Given problem
Write out the listing below without alteration, omitting its pictures.

++++++++++++++++++++

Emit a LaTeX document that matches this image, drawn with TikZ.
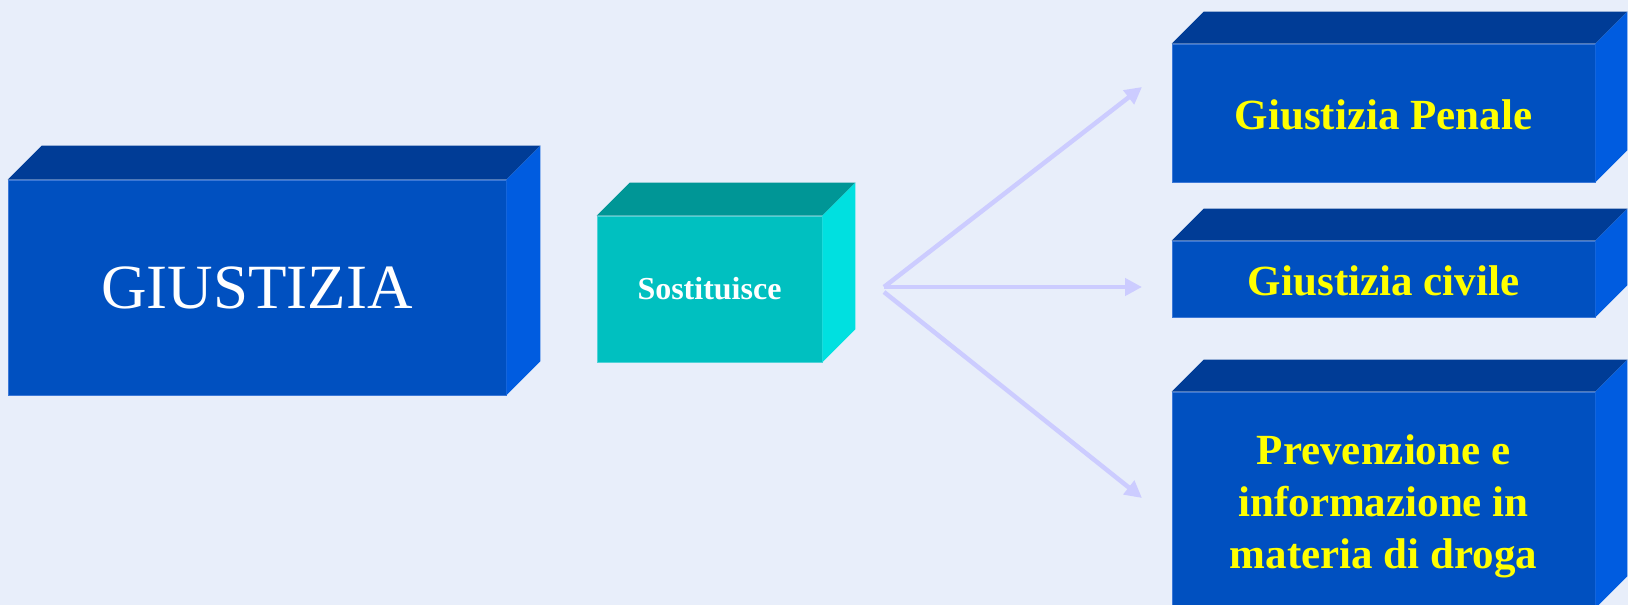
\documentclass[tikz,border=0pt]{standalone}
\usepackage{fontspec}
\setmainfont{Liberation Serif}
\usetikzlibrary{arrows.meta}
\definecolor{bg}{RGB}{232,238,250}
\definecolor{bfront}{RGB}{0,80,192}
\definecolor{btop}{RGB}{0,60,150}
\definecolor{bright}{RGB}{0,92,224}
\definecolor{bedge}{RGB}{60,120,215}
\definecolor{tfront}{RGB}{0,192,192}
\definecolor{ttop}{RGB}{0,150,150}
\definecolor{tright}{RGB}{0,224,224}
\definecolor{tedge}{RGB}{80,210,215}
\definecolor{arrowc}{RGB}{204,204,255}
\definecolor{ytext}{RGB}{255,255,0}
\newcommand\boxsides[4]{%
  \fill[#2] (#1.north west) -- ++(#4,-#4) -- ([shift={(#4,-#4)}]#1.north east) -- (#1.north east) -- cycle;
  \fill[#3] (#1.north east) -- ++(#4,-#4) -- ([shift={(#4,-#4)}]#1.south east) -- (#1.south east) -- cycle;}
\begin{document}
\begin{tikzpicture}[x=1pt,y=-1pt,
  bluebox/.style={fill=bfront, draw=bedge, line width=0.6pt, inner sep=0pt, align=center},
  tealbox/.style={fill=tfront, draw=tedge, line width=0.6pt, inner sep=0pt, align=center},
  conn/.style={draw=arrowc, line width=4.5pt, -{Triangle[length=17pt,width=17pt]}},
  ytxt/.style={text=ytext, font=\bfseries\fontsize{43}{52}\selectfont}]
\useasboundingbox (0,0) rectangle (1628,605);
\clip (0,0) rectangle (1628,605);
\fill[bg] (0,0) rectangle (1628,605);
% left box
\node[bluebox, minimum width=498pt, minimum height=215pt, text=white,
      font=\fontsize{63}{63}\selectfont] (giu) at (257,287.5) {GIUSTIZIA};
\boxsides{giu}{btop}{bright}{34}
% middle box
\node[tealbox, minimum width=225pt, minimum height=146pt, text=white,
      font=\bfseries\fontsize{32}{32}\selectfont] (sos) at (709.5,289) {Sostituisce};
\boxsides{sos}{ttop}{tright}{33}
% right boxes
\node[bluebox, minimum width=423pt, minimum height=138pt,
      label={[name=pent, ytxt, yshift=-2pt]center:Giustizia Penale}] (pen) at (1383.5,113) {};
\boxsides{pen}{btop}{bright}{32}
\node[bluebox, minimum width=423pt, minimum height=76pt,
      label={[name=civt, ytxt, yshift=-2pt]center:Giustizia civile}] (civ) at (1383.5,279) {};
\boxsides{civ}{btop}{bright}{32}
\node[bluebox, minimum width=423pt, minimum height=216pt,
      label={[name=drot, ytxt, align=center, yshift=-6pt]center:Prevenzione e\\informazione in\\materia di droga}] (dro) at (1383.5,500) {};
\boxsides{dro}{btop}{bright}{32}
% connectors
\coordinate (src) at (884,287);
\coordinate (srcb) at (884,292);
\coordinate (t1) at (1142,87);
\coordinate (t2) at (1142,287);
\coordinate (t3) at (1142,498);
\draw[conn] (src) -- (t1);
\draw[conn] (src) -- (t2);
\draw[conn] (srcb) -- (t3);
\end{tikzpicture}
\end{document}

++++++++++++++++++++

Expected output
Emit a LaTeX document that matches this image, drawn with TikZ.
\documentclass[tikz,border=0pt]{standalone}
\usepackage{fontspec}
\setmainfont{Liberation Serif}
\usetikzlibrary{arrows.meta}
\definecolor{bg}{RGB}{232,238,250}
\definecolor{bfront}{RGB}{0,80,192}
\definecolor{btop}{RGB}{0,60,150}
\definecolor{bright}{RGB}{0,92,224}
\definecolor{bedge}{RGB}{60,120,215}
\definecolor{tfront}{RGB}{0,192,192}
\definecolor{ttop}{RGB}{0,150,150}
\definecolor{tright}{RGB}{0,224,224}
\definecolor{tedge}{RGB}{80,210,215}
\definecolor{arrowc}{RGB}{204,204,255}
\definecolor{ytext}{RGB}{255,255,0}
\newcommand\boxsides[4]{%
  \fill[#2] (#1.north west) -- ++(#4,-#4) -- ([shift={(#4,-#4)}]#1.north east) -- (#1.north east) -- cycle;
  \fill[#3] (#1.north east) -- ++(#4,-#4) -- ([shift={(#4,-#4)}]#1.south east) -- (#1.south east) -- cycle;}
\begin{document}
\begin{tikzpicture}[x=1pt,y=-1pt,
  bluebox/.style={fill=bfront, draw=bedge, line width=0.6pt, inner sep=0pt, align=center},
  tealbox/.style={fill=tfront, draw=tedge, line width=0.6pt, inner sep=0pt, align=center},
  conn/.style={draw=arrowc, line width=4.5pt, -{Triangle[length=17pt,width=17pt]}},
  ytxt/.style={text=ytext, font=\bfseries\fontsize{43}{52}\selectfont}]
\useasboundingbox (0,0) rectangle (1628,605);
\clip (0,0) rectangle (1628,605);
\fill[bg] (0,0) rectangle (1628,605);
% left box
\node[bluebox, minimum width=498pt, minimum height=215pt, text=white,
      font=\fontsize{63}{63}\selectfont] (giu) at (257,287.5) {GIUSTIZIA};
\boxsides{giu}{btop}{bright}{34}
% middle box
\node[tealbox, minimum width=225pt, minimum height=146pt, text=white,
      font=\bfseries\fontsize{32}{32}\selectfont] (sos) at (709.5,289) {Sostituisce};
\boxsides{sos}{ttop}{tright}{33}
% right boxes
\node[bluebox, minimum width=423pt, minimum height=138pt,
      label={[name=pent, ytxt, yshift=-2pt]center:Giustizia Penale}] (pen) at (1383.5,113) {};
\boxsides{pen}{btop}{bright}{32}
\node[bluebox, minimum width=423pt, minimum height=76pt,
      label={[name=civt, ytxt, yshift=-2pt]center:Giustizia civile}] (civ) at (1383.5,279) {};
\boxsides{civ}{btop}{bright}{32}
\node[bluebox, minimum width=423pt, minimum height=216pt,
      label={[name=drot, ytxt, align=center, yshift=-6pt]center:Prevenzione e\\informazione in\\materia di droga}] (dro) at (1383.5,500) {};
\boxsides{dro}{btop}{bright}{32}
% connectors
\coordinate (src) at (884,287);
\coordinate (srcb) at (884,292);
\coordinate (t1) at (1142,87);
\coordinate (t2) at (1142,287);
\coordinate (t3) at (1142,498);
\draw[conn] (src) -- (t1);
\draw[conn] (src) -- (t2);
\draw[conn] (srcb) -- (t3);
\end{tikzpicture}
\end{document}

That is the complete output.